Trecho do glaciar Viedma no sopé do monte de granito Fitz Roy.
Cortamos depois para sul e, atravessamos um prado ensopado que nos conduz às margens das Lagunas Madre e Hija. Logo, voltamos a meter-nos num bosque sombrio e descemos em direcção ao acampamento D’Agostini e à Laguna Torre.
No fim deste derradeiro trecho íngreme, vislumbramos pela primeira vez o outro pico majestoso da cordilheira.
Cerro Torre: o Monte-Agulha Desafiante e de Todas as Controvérsias
Considerada entre os escaladores e alpinistas a mais difícil do mundo, o Cerro Torre é o apogeu de uma sequência decrescente de quatro montanhas: a Torre Eger, a Punta Herron e o Cerro Stanhardt.

Picos aguçados da cordilheira Fitz Roy com névoa em suspenso sobre o gelo e o granito, na vertente sul das montanhas.
Chega aos 3133 m de altitude. Nada de especial, apetece concluir. Mas o seu cume projecta-se numa gigantesca agulha de rocha salpicada de gelo.
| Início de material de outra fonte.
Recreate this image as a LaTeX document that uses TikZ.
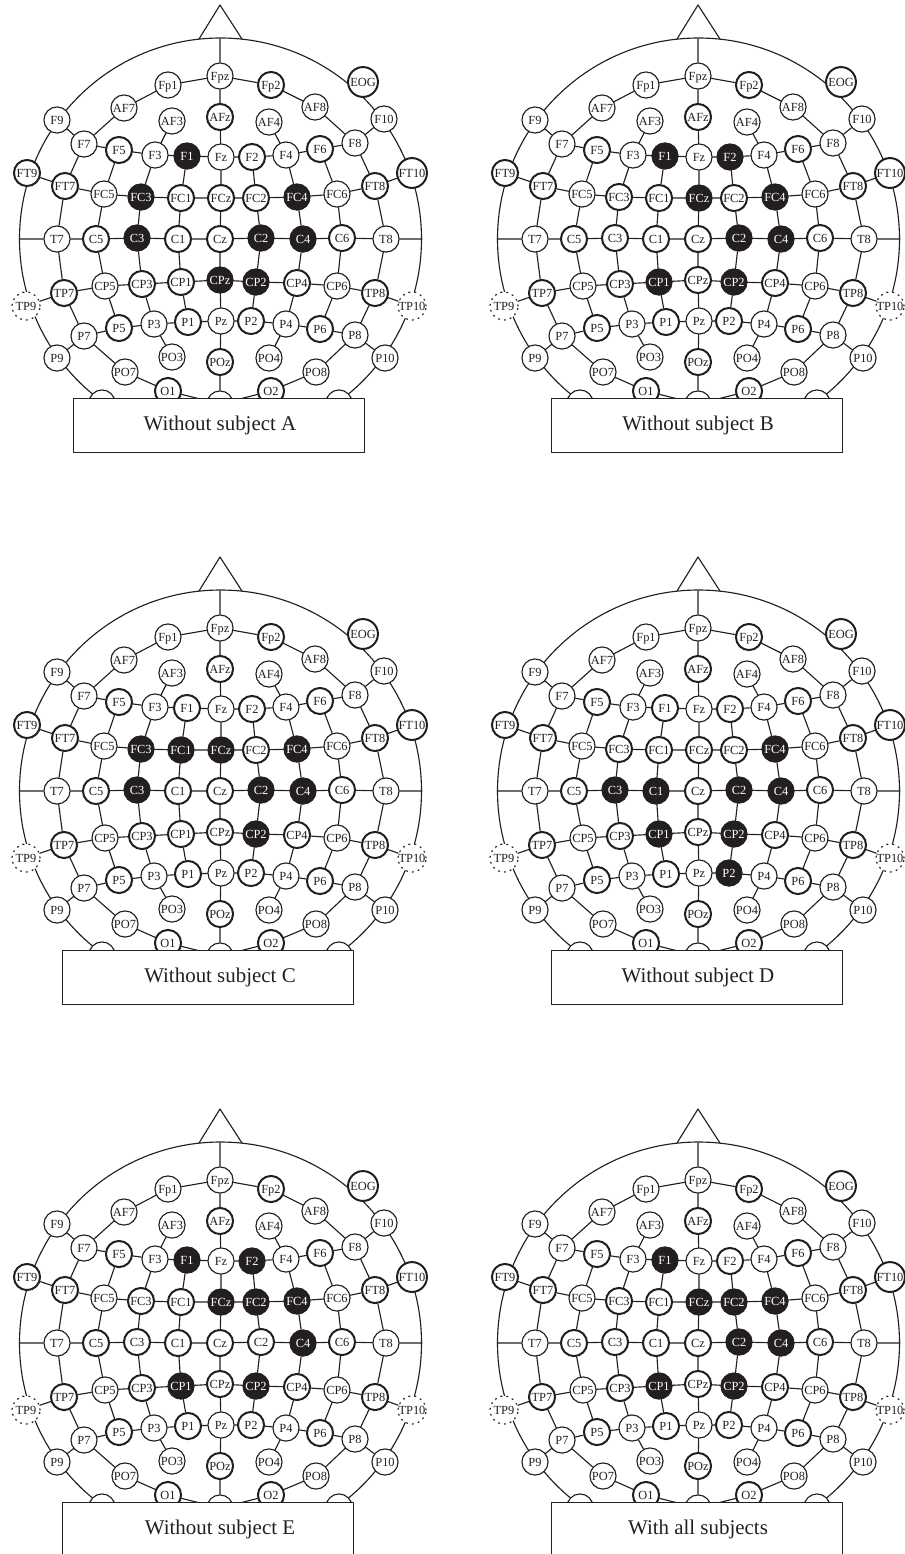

Forma um repto a que os melhores alpinistas e escaladores não conseguem resistir e que já pôs cobro a várias vidas.
O “Grito de Pedra” de Werner Herzog
Werner Herzog, o realizador alemão obcecado em filmar a obsessão e a loucura um pouco por todo o mundo também se deixou apanhar pela magia desta montanha, pelas suas estórias e mitos.
Um enredo de ganância e mistério, em particular, inspirou “Grito de Pedra”, o seu filme de 1991. Nesta obra-prima do cinema de aventura, Donald Sutherland desempenha o papel de um produtor de TV maquiavélico. A sua personagem vive preocupada apenas com as audiências.

O cume pontiagudo do Monte Fitz Roy, a elevação protagonista do Parque Nacional Los Glaciares, em conjunto com o vizinho cerro Torre.
Para as fazer subir, transmite em directo a competição hercúlea para o topo do Cerro Torre entre um velho montanhista ermita que vive junto ao seu sopé e um jovem campeão mundial de escalada, formado em ginásios e escarpas artificiais.
A Disputa Lendária pelo Cume Mais Difícil do Montanhismo
Trinta e dois anos antes, Cesare Maestri, Cesarino Fava (italianos) e o guia austríaco Toni Egger tentaram atingir o cume ainda vitorioso pela vertente nordeste.
Suportaram ventos e nevões terríveis. Ao ponto de sentirem que, mais que escalar, estavam a brincar com as suas vidas. Já sob condições deploráveis, chegaram a um recanto íngreme que precede o Col of Conquest (no intervalo entre o Cerro Torre e a Torre Eger).

Vegetação assume tons outonais à vista do sempre nevado Fitz Roy.
Faltavam ainda muitas centenas de metros de paredão quase vertical. Nessa altura, Fava voltou para trás e deixou o desafio entregue aos colegas mais novos.
Algum tempo depois, encontrou Maestri junto à base, quase totalmente enterrado pela neve e moribundo. Socorreu-o o rival.
Após voltarem ao acampamento, os dois contaram que Maestri e Egger tinham atingido o cume mas que o segundo havia sido arrastado por uma avalanche durante a descida e morrido.
A dupla depressa se viu enrodilhada nas suspeitas de fraude levantadas por Carlo Mauri (que falhara a ascensão no ano anterior) e de muitos outros montanhistas.
Apontavam-lhes incoerências nas descrições da ascensão e, principalmente, a inexistência de grampos, pitons e cordas para cima do ponto em que Fava desistiu da escalada.
O suposto feito de Maestri e Egger acabou por ser desconsiderado pela comunidade alpinista. O Cerro Torre só seria tomado de forma inequívoca 15 anos depois, em 1974.

Floresta de coníferas dá lugar a um prado ressequido pelo frio em pleno Parque Nacional Los Glaciares.
O Deslumbre pelo Cerro Torre que nem Assim se Desvaneceu
Daí para cá, longe de diminuir, o respeito e fascínio pela montanha mais difícil de escalar reforçou-se.
Alpinistas de todas as partes continuam a arriscar as vidas pela recompensa de verem o mundo do seu cimo exíguo e gelado e sobreviverem para o contar.
Almas menos radicais viajam milhares de quilómetros pelo mero direito de o contemplarem com os pés bem assentes na terra.
E, como nós, resistem ao seu chamamento.